What do we make of this, we who have been trained by life and literature to know desire through lack? We who know eros by its edges, who cut our teeth on “desire makes everything blossom; possession makes everything wither and fade” and “light of my life, fire of my loins” and “She keeps on passin’ me by”?
But Angel packs the story with just enough salt. The more violent the emotion, the icier her tone. The rhythm of the fragment helps too; it cuts the swoon, allows her to stage arguments with herself. She treats the silences between sentences like enjambments; she uses them to bait us. “I travel in a loop of gender,” she writes. “I was weaned on this—the hypostasized, brutal man; the yielding, deferring woman.” Poor dear, we think, turning the page, landing snap in the trap. “So, by the way, were you.”
Thinking women, Adrienne Rich told us, sleep with monsters. Clever women, I’d add, wake to slay them. And indeed, between the moaning and philosophizing, the zipping and unzipping, that’s exactly what Angel is up to—that these monsters are chiefly of her own making keeps things that much more interesting. She takes on sexual entitlement, the pornographic gaze, to spank or not to spank—and her targets are first her own pieties, then your pieties, and then the narrow discourse around desire. “If we are liberated, we cannot critique,” she writes. “If we are critical, we cannot enjoy.” This is, it should be noted, the argument at the heart of Camera Lucida, Roland Barthes’ study of photography, memory, and desire. He writes of “the uneasiness of being a subject torn between two languages, one expressive, the other critical.” He cannot choose just one. “By ultimate dissatisfaction with all of them, I was bearing witness to the only sure thing that was in me (however naïve it might be): a desperate resistance to any reductive system.” Angel comes to a similar conclusion—although she admits she’s arrived at this independence of mind rather late in the day.
Discovering early that “it is dangerous to be a girl. Dangerous to be exciting to others,” she armored herself with a feminism that declares sexuality suspect. It seemed like the sensible thing to do; the world’s hunger for the bodies of women and girls seemed so outsized that to acknowledge her own hunger seemed fatal. “My feminism—the feminism I stitched together—explained the world to me, its ugly, snarling violence,” she writes. But it demanded a pound of flesh: “In order to protect myself from the world I had to protect myself from myself.” She refused to acknowledge her “torrential” grief after an abortion. “The clunky, riven politics of abortion,” or at least the politics she adopted, allowed her no nuance, she says, no room to mourn.

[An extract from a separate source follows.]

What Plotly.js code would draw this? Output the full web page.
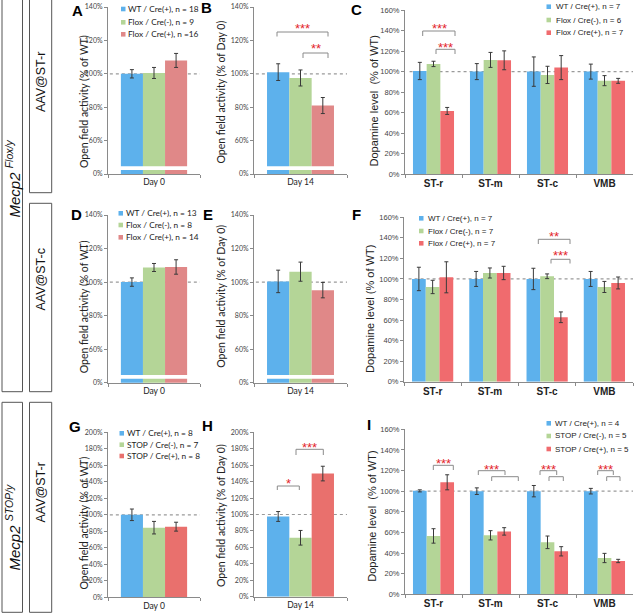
<!DOCTYPE html>
<html><head><meta charset="utf-8">
<script src="https://cdn.plot.ly/plotly-3.0.1.min.js"></script>
<style>html,body{margin:0;padding:0;background:#fff}#chart{width:640px;height:613px}</style>
</head><body><div id="chart"></div>
<script>
// ---------------- DATA ----------------
const day0 = ["Day 0"];
const day14 = ["Day 14"];
const regions = ["ST-r", "ST-m", "ST-c", "VMB"];

const legendA = ["WT / Cre(+), n = 18", "Flox / Cre(-), n = 9", "Flox / Cre(+), n =16"];
const legendC = ["WT / Cre(+), n = 7", "Flox / Cre(-), n = 6", "Flox / Cre(+), n = 7"];
const legendD = ["WT / Cre(+), n = 13", "Flox / Cre(-), n = 8", "Flox / Cre(+), n = 14"];
const legendF = ["WT / Cre(+), n = 7", "Flox / Cre(-), n = 7", "Flox / Cre(+), n = 7"];
const legendG = ["WT / Cre(+), n = 8", "STOP / Cre(-), n = 7", "STOP / Cre(+), n = 8"];
const legendI = ["WT / Cre(+), n = 4", "STOP / Cre(-), n = 5", "STOP / Cre(+), n = 5"];

// Panel A (Day 0, % of WT): WT, Flox/Cre(-), Flox/Cre(+)
const A_means = [100, 100.5, 108];
const A_errs = [2.5, 3.3, 4.2];
// Panel B (Day 14, % of Day 0)
const B_means = [101, 97.5, 81];
const B_errs = [5, 4.8, 4.8];
// Panel C (dopamine, % of WT) per region
const C_wt = [100.6, 100, 100, 100];
const C_wt_err = [8.4, 7.8, 14.3, 7.3];
const C_floxNeg = [107.5, 111.4, 96.8, 91.2];
const C_floxNeg_err = [2.6, 7.3, 8.4, 4.9];
const C_floxPos = [61.7, 111, 103.9, 91];
const C_floxPos_err = [3.4, 9.2, 11.7, 2.4];
// Panel D
const D_means = [100, 108.7, 109];
const D_errs = [2.5, 2.4, 4.3];
// Panel E
const E_means = [100.4, 106.2, 95.2];
const E_errs = [6.7, 5.7, 4.6];
// Panel F
const F_wt = [100, 100, 100, 100];
const F_wt_err = [11.4, 7.3, 10.4, 7.3];
const F_floxNeg = [92.2, 105.8, 102.6, 92.2];
const F_floxNeg_err = [6.5, 4.9, 2.3, 5.4];
const F_floxPos = [101.6, 105.8, 62.7, 96.1];
const F_floxPos_err = [15.1, 6.5, 5.2, 5.8];
// Panel G
const G_means = [100, 84.4, 85.6];
const G_errs = [7, 7.6, 5.4];
// Panel H
const H_means = [97.6, 71.7, 149.8];
const H_errs = [6, 8.9, 8.9];
// Panel I
const I_wt = [100.3, 100, 100, 100];
const I_wt_err = [1, 3.2, 5.5, 2.7];
const I_stopNeg = [56.6, 57.2, 50.4, 35.2];
const I_stopNeg_err = [7, 4.5, 6.1, 4.5];
const I_stopPos = [108.6, 61, 41.7, 32.3];
const I_stopPos_err = [7.3, 3.6, 4.5, 1.6];

// tick labels
const brokenTickVals = [40, 60, 80, 100, 120, 140];
const brokenTickText = ["0%", "60%", "80%", "100%", "120%", "140%"];
const tick200Vals = [0, 20, 40, 60, 80, 100, 120, 140, 160, 180, 200];
const tick200Text = ["0%", "20%", "40%", "60%", "80%", "100%", "120%", "140%", "160%", "180%", "200%"];
const tick160Vals = [0, 20, 40, 60, 80, 100, 120, 140, 160];
const tick160Text = ["0%", "20%", "40%", "60%", "80%", "100%", "120%", "140%", "160%"];

// ---------------- STYLE / LAYOUT ----------------
const W = 640, H = 613;
const X = v => v / W;
const Y = v => 1 - v / H;
const BLUE = "#5db1ec", GREEN = "#b4d597", RED_A = "#e08888", RED_C = "#f06b6e", RED_G = "#e9706d";
const LATO = "Lato, 'Liberation Sans', sans-serif";
const ARIAL = "'Liberation Sans', Arial, sans-serif";

const traces = [];
const layout = {
  width: W, height: H, margin: {l: 0, r: 0, t: 0, b: 0},
  paper_bgcolor: "#fff", plot_bgcolor: "rgba(0,0,0,0)",
  barmode: "group", bargap: 0.28, bargroupgap: 0, showlegend: false,
  shapes: [], annotations: []
};

function addPanel(n, cats, vals, errs, colors, names) {
  const ax = n === 1 ? "" : String(n);
  for (let s = 0; s < 3; s++) {
    traces.push({
      type: "bar", x: cats, y: vals[s], name: names[s],
      error_y: {type: "data", array: errs[s], visible: true, color: "#3a3a3a", thickness: 1, width: 2},
      marker: {color: colors[s], line: {width: 0}},
      xaxis: "x" + ax, yaxis: "y" + ax, showlegend: false, hoverinfo: "skip"
    });
  }
}

function addAxes(n, box, cats, yopt, catFont, tickFont) {
  const ax = n === 1 ? "" : String(n);
  layout["xaxis" + ax] = {
    domain: [X(box.x[0]), X(box.x[1])], anchor: "y" + ax, type: "category",
    range: [-0.5, cats.length - 0.5], showline: true, linecolor: "#8a8a8a", linewidth: 1,
    ticks: "outside", tickson: "boundaries", ticklen: 3, tickcolor: "#8a8a8a",
    showgrid: false, zeroline: false, tickfont: catFont, fixedrange: true
  };
  layout["yaxis" + ax] = Object.assign({
    domain: [Y(box.y[1]), Y(box.y[0])], anchor: "x" + ax, showline: true, linecolor: "#8a8a8a",
    linewidth: 1, ticks: "outside", ticklen: 3, tickcolor: "#8a8a8a", showgrid: false,
    zeroline: false, tickfont: tickFont, fixedrange: true, tickmode: "array"
  }, yopt);
  // dashed 100% reference line
  layout.shapes.push({type: "line", xref: "x" + ax + " domain", yref: "y" + ax, x0: 0.02, x1: 1, y0: 100, y1: 100,
    line: {color: "#9a9a9a", width: 1.2, dash: "dot"}, layer: "below"});
}

function addBreak(n) {
  const ax = n === 1 ? "" : String(n);
  layout.shapes.push({type: "rect", xref: "x" + ax, yref: "y" + ax, x0: -0.38, x1: 0.38, y0: 42.4, y1: 44.6,
    fillcolor: "#fff", line: {width: 0}, layer: "above"});
}

const smallTickL = {family: LATO, size: 7, color: "#444"};
const smallTickA = {family: ARIAL, size: 7.5, color: "#444"};
const catL = {family: LATO, size: 8.5, color: "#222"};
const catA = {family: ARIAL, size: 10, color: "#222", weight: "bold"};
const yBroken = {range: [40, 140], tickvals: brokenTickVals, ticktext: brokenTickText};
const y200 = {range: [0, 200], tickvals: tick200Vals, ticktext: tick200Text};
const y160 = {range: [0, 160], tickvals: tick160Vals, ticktext: tick160Text};

const boxes = {
  1: {x: [108, 200], y: [7, 174]},
  2: {x: [254, 347], y: [7, 174]},
  3: {x: [405, 633], y: [10, 174.3]},
  4: {x: [108, 200], y: [215, 382.7]},
  5: {x: [254, 347], y: [215, 382.7]},
  6: {x: [404, 633], y: [217.3, 381.7]},
  7: {x: [108, 200], y: [432.3, 597.3]},
  8: {x: [254, 347], y: [432.3, 596.7]},
  9: {x: [405, 633], y: [429.3, 594.3]}
};

const one = arr => arr.map(v => [v]);
addPanel(1, day0, one(A_means), one(A_errs), [BLUE, GREEN, RED_A], legendA);
addPanel(2, day14, one(B_means), one(B_errs), [BLUE, GREEN, RED_A], legendA);
addPanel(3, regions, [C_wt, C_floxNeg, C_floxPos], [C_wt_err, C_floxNeg_err, C_floxPos_err], [BLUE, GREEN, RED_C], legendC);
addPanel(4, day0, one(D_means), one(D_errs), [BLUE, GREEN, RED_A], legendD);
addPanel(5, day14, one(E_means), one(E_errs), [BLUE, GREEN, RED_A], legendD);
addPanel(6, regions, [F_wt, F_floxNeg, F_floxPos], [F_wt_err, F_floxNeg_err, F_floxPos_err], [BLUE, GREEN, RED_C], legendF);
addPanel(7, day0, one(G_means), one(G_errs), [BLUE, GREEN, RED_G], legendG);
addPanel(8, day14, one(H_means), one(H_errs), [BLUE, GREEN, RED_G], legendG);
addPanel(9, regions, [I_wt, I_stopNeg, I_stopPos], [I_wt_err, I_stopNeg_err, I_stopPos_err], [BLUE, GREEN, RED_C], legendI);

addAxes(1, boxes[1], day0, yBroken, catL, smallTickL);
addAxes(2, boxes[2], day14, yBroken, catL, smallTickL);
addAxes(3, boxes[3], regions, y160, catA, smallTickA);
addAxes(4, boxes[4], day0, yBroken, catL, smallTickL);
addAxes(5, boxes[5], day14, yBroken, catL, smallTickL);
addAxes(6, boxes[6], regions, y160, catA, smallTickA);
addAxes(7, boxes[7], day0, y200, catL, smallTickL);
addAxes(8, boxes[8], day14, y200, catL, smallTickL);
addAxes(9, boxes[9], regions, y160, catA, smallTickA);
[1, 2, 4, 5].forEach(addBreak);

// ---- annotations helpers ----
function text(t, x, y, font, opts) {
  layout.annotations.push(Object.assign({text: t, xref: "paper", yref: "paper", x: X(x), y: Y(y),
    showarrow: false, xanchor: "center", yanchor: "middle", font: font}, opts || {}));
}

// panel letters
const letterFont = {family: ARIAL, size: 15, color: "#000", weight: "bold"};
[["A", 77.5, 10.5], ["B", 206.7, 7], ["C", 356.7, 9], ["D", 76.7, 214.7], ["E", 207.5, 214],
 ["F", 356, 214], ["G", 75, 426], ["H", 207.5, 425.5], ["I", 369, 424]]
  .forEach(l => text(l[0], l[1], l[2], letterFont));

// y-axis titles
const titleL = {family: LATO, size: 10.5, color: "#222"};
const titleA = {family: ARIAL, size: 11, color: "#222"};
text("Open field activity (% of WT)", 83.5, 101.5, titleL, {textangle: -90});
text("Open field activity (% of Day 0)", 221, 92.5, titleL, {textangle: -90});
text("Dopamine level  (% of WT)", 373, 101.5, titleA, {textangle: -90});
text("Open field activity (% of WT)", 83.5, 306.7, titleL, {textangle: -90});
text("Open field activity (% of Day 0)", 221, 296.7, titleL, {textangle: -90});
text("Dopamine level (% of WT)", 370, 309, titleA, {textangle: -90});
text("Open field activity (% of WT)", 83.5, 523, titleL, {textangle: -90});
text("Open field activity (% of Day 0)", 221, 516, titleL, {textangle: -90});
text("Dopamine level  (% of WT)", 372, 516.7, titleA, {textangle: -90});

// legends (square + label)
function legend(labels, colors, sqx, tx, rows, font) {
  for (let i = 0; i < 3; i++) {
    layout.shapes.push({type: "rect", xref: "paper", yref: "paper", x0: X(sqx), x1: X(sqx + 4.5),
      y0: Y(rows[i] + 2.3), y1: Y(rows[i] - 2.3), fillcolor: colors[i], line: {width: 0}});
    text(labels[i], tx, rows[i], font, {xanchor: "left"});
  }
}
const legFontL = {family: LATO, size: 8.3, color: "#222"};
const legFontA = {family: ARIAL, size: 8, color: "#222"};
legend(legendA, [BLUE, GREEN, RED_A], 121, 125.5, [9, 22.3, 34.3], legFontL);
legend(legendC, [BLUE, GREEN, RED_C], 546.5, 554, [6.7, 20, 32.7], legFontA);
legend(legendD, [BLUE, GREEN, RED_A], 118.5, 123.5, [213.3, 225, 237.3], legFontL);
legend(legendF, [BLUE, GREEN, RED_C], 419, 426, [218.3, 231, 243.3], legFontA);
legend(legendG, [BLUE, GREEN, RED_G], 119.5, 124.5, [433.3, 444.7, 456], legFontL);
legend(legendI, [BLUE, GREEN, RED_C], 546.5, 553.3, [423.3, 436, 449], legFontA);

// significance brackets
const starFont = {family: ARIAL, size: 13, color: "#e3262b"};
function bracket(x0, x1, yt, yb, stars, sx, sy) {
  layout.shapes.push({type: "path", xref: "paper", yref: "paper",
    path: `M ${X(x0)},${Y(yb)} L ${X(x0)},${Y(yt)} L ${X(x1)},${Y(yt)} L ${X(x1)},${Y(yb)}`,
    line: {color: "#8a8a8a", width: 1}});
  if (stars) text(stars, sx, sy + 3, starFont);
}
bracket(277, 328, 32, 36.5, "***", 302.5, 25);
bracket(303, 328, 53, 58, "**", 315.5, 46);
bracket(422.7, 455, 31, 36, "***", 439, 25.5);
bracket(436, 455, 49.3, 54, "***", 445.5, 44);
bracket(538.3, 570, 239.3, 244, "**", 554, 233);
bracket(551, 570, 259.3, 263.5, "***", 560.5, 252.5);
bracket(277.3, 299.3, 486, 490, "*", 288, 480);
bracket(296, 323.3, 449.3, 455, "***", 309.7, 444);
bracket(433.3, 453.3, 465.3, 470, "***", 443, 460);
bracket(478.3, 505, 470.7, 475, "***", 491.7, 466);
bracket(491.7, 518.3, 476.7, 481, "", 0, 0);
bracket(540, 556.7, 470.7, 475, "***", 548, 466);
bracket(549, 563.3, 476.7, 481, "", 0, 0);
bracket(597.7, 613.3, 470.7, 475, "***", 605.5, 466);
bracket(606.7, 620, 476.7, 481, "", 0, 0);

// left label boxes
function box(x0, x1, y0, y1) {
  layout.shapes.push({type: "rect", xref: "paper", yref: "paper", x0: X(x0), x1: X(x1), y0: Y(y1), y1: Y(y0),
    line: {color: "#555", width: 1}, fillcolor: "rgba(0,0,0,0)"});
}
box(2, 22.5, -3, 391.7);
box(29.5, 51.7, -3, 192.7);
box(29.5, 51.7, 203.3, 391.7);
box(2, 22.5, 402.3, 612.3);
box(29.5, 51.7, 402.3, 612.3);
const geneFont = {family: ARIAL, size: 15, color: "#111"};
const aavFont = {family: ARIAL, size: 12.5, color: "#111"};
text("<i>Mecp2</i> <sup><i>Flox/y</i></sup>", 12.5, 179, geneFont, {textangle: -90});
text("<i>Mecp2</i> <sup><i>STOP/y</i></sup>", 12.5, 527, geneFont, {textangle: -90});
text("AAV@ST-r", 40.5, 82.5, aavFont, {textangle: -90});
text("AAV@ST-c", 40.5, 280, aavFont, {textangle: -90});
text("AAV@ST-r", 40.5, 493, aavFont, {textangle: -90});

Plotly.newPlot("chart", traces, layout, {staticPlot: true, displayModeBar: false});
</script>
</body></html>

Some of this cranky chastity clings to her, and she admits to her sexual timidity. But one wonders whether this trait contributed to the book’s slightly sanitized quality. Angel worries that hunger is manly; she’s afraid to look, take, be on top: “I am afraid of becoming a man. All muscle, fur, eruption. I am afraid of repelling with my desire.” She’s clearly afraid of repelling the reader, too, hence those very tasteful sex scenes, hence that narrative tidiness that seems out of place. Angel and her lover seem to mate under carefully controlled conditions. The outside world never once impinges upon them. Their desire for each other is abundant and always reciprocated; it never leaks or runs dry or seeps in untoward directions. No one is ever tired or bored, feeling a bit fat or a bit cruel, or fantasizing about an ex.

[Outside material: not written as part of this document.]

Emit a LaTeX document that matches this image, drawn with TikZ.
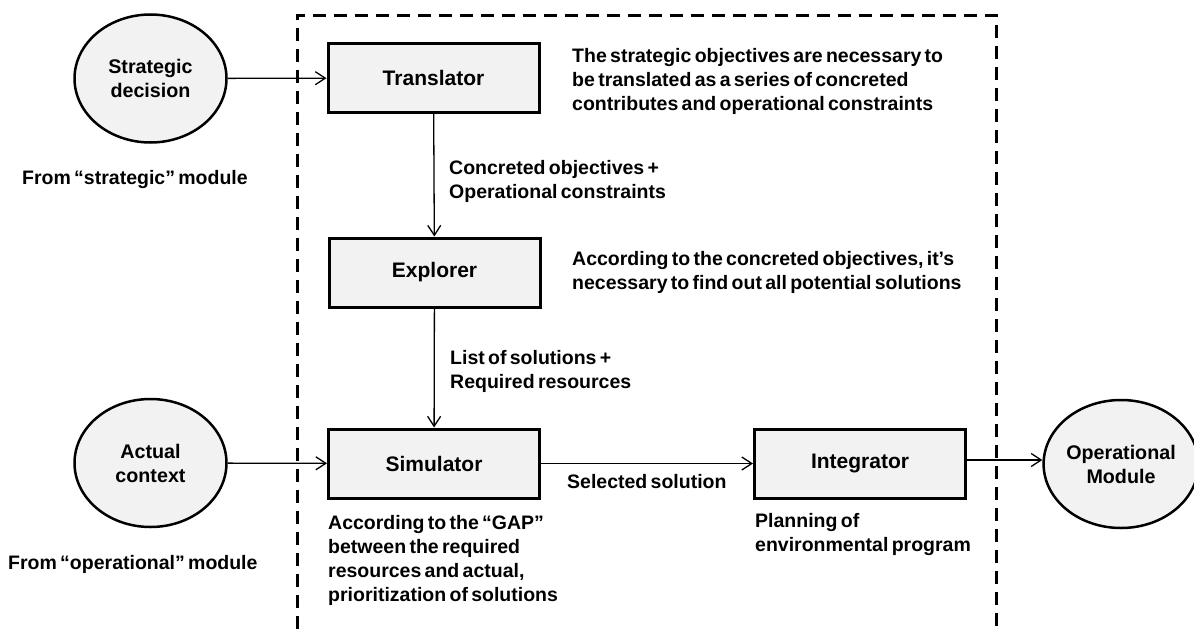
\documentclass[tikz,border=0pt]{standalone}
\usepackage{fontspec}
\setmainfont{Liberation Sans}
\usetikzlibrary{shapes.geometric, arrows.meta, positioning}
\newcommand{\notefont}{\fontsize{19.5}{24}\selectfont\bfseries\spaceskip 0.17em plus 0.05em\relax}

\begin{document}
\begin{tikzpicture}[x=1pt, y=-1pt,
  font=\fontsize{19.5}{24}\selectfont\bfseries,
  module/.style={ellipse, draw, line width=2.5pt, fill=black!5, inner sep=0pt,
    minimum width=152pt, minimum height=128pt, align=center,
    font=\fontsize{19.7}{24}\selectfont\bfseries},
  block/.style={rectangle, draw, line width=3pt, fill=black!5,
    minimum width=211pt, minimum height=69pt,
    font=\fontsize{21}{24}\selectfont\bfseries},
  note/.style={anchor=north west, inner sep=0pt, align=left, font=\notefont},
  flow/.style={line width=1.3pt, -{Straight Barb[length=10pt, width=13pt]}}]

\useasboundingbox (0,0) rectangle (1194,629);

% ========== dashed frame of the module ==========
\draw[line width=3pt, dash pattern=on 13pt off 8pt] (297,650) -- (297,15) -- (996,15) -- (996,650);

% ========== outside modules ==========
\node[module] (strat) at (150.5,78.5) {Strategic\\decision};
\node[module] (actual) at (150.5,463) {Actual\\context};
\node[module, minimum width=146pt] (opmod) at (1121,464) {Operational\\Module};

\node[note] (fromstrat) at (22,170) {From “strategic” module};
\node[note] (fromop) at (8,555) {From “operational” module};

% ========== blocks ==========
\node[block] (trans) at (433.5,78) {Translator};
\node[block] (explor) at (434.5,272.5) {Explorer};
\node[block] (simul) at (434,463.5) {Simulator};
\node[block] (integ) at (860,463.5) {Integrator};

% ========== connectors ==========
\draw[flow] (strat) -- (trans);
\draw[flow] (trans) -- (explor);
\draw[flow] (explor) -- (simul);
\draw[flow] (actual) -- (simul);
\draw[flow] (simul) -- (integ);
\draw[flow] (integ.east |- 0,460) -- (opmod.west |- 0,460);

% ========== labels ==========
\node[note] (lbltrans) at (572,48) {The strategic objectives are necessary to\\be translated as a series of concreted\\contributes and operational constraints};
\node[note] (lblconc) at (449,160) {Concreted objectives +\\Operational constraints};
\node[note] (lblexpl) at (572,251) {According to the concreted objectives, it’s\\necessary to find out all potential solutions};
\node[note] (lbllist) at (450,350) {List of solutions +\\Required resources};
\node[note] (lblsel) at (567,474) {Selected solution};
\node[note] (lblsim) at (328,515) {According to the “GAP”\\between the required\\resources and actual,\\prioritization of solutions};
\node[note] (lblint) at (755,513) {Planning of\\environmental program};

\end{tikzpicture}
\end{document}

But what makes Angel’s book feel fresh is her acknowledgement of pleasure as a source of intelligence and healing; after the abortion, her depression lifts on a fine day in spring: “I sniffed pleasure—openness—light—in the air. I could feel it in my hips.” The usual story goes that for knowledge to enter through the body, a little blood must be let. Sex becomes a means of mortification, a means to extinguish the self or the selfhood of another; disgust, terror, pain its tools. Think of the lives of the saints and the stories of de Sade, The Story of O and The Sexual Life of Catherine M., the films of Lars von Trier and Catherine Breillat. The failed sadist in Mary Gaitskill’s short story “Romantic Weekend,” who seeks women who emanate an emptiness that “made it easy for him to get inside them and, once there, smear himself all over their innermost territory until it was no longer theirs but his.”
But sex is what Angel uses to claim her body, to become more of a body, not less (after good sex, she writes: “I could feel my organs, their ripeness, their contentment”). Sex consecrates. When Angel’s lover masturbates onto her—on “my breasts, my belly, my neck”—she writes, “I love this. The sudden wet coolness on me. The smell: summer rain on cement. Fresh, open windows.”

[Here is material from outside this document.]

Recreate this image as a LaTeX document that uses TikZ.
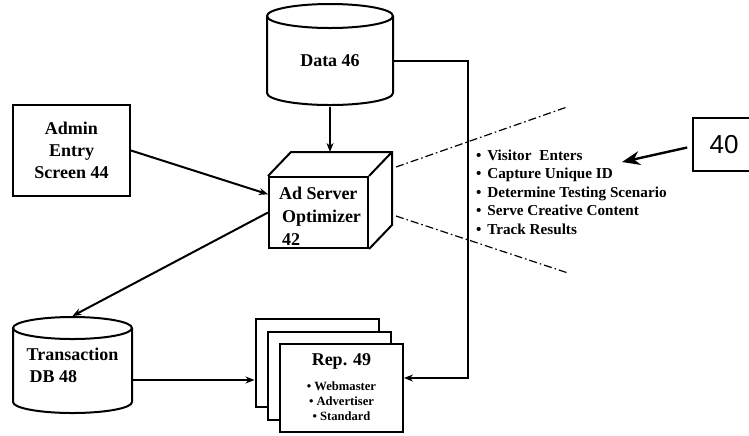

Unmastered is a smart rejoinder to the idea that pleasure has nothing to teach us. Pleasure—everyday tenderness; ordinary, domestic lovemaking—teaches Angel everything; it washes away her defensive asceticism, her lazy dichotomies. She leaps out of depression and into insight. Where things seemed so established—between men and women, say, brutes and victims—she encounters shifting sands. “I lock him into his masculinity,” she writes of her lover, amused. “I am anxious to protect it, for it pains me, it pains my femininity, to see it fragmented.” Gender becomes a game, a mutually agreed upon madness, a source of strength, a drag, a turn-on. She presents these paradoxes, but never resolves them. Why would she? Paradoxes make things agreeably sticky for her. In bed, she tells her lover what she likes: “I spoke dreamily of how I loved his big frame towering over me during sex; how much I loved his powerful arms around my neck while he came into me from behind; how I loved feeling the strength of him as he fucked me—yes, as he fucked me, because—let’s not be coy or disingenuous—that is definitely what was happening.” He asks, “You’re not really a feminist, are you?” She laughs. She doesn’t tell him why.
Correction, June 7, 2013: This review originally misstated the first name of the book's author. Her name is Katherine Angel, not Elizabeth.
Unmastered: A Book on Desire, Most Difficult to Tell by Katherine Angel. Farrar, Straus and Giroux.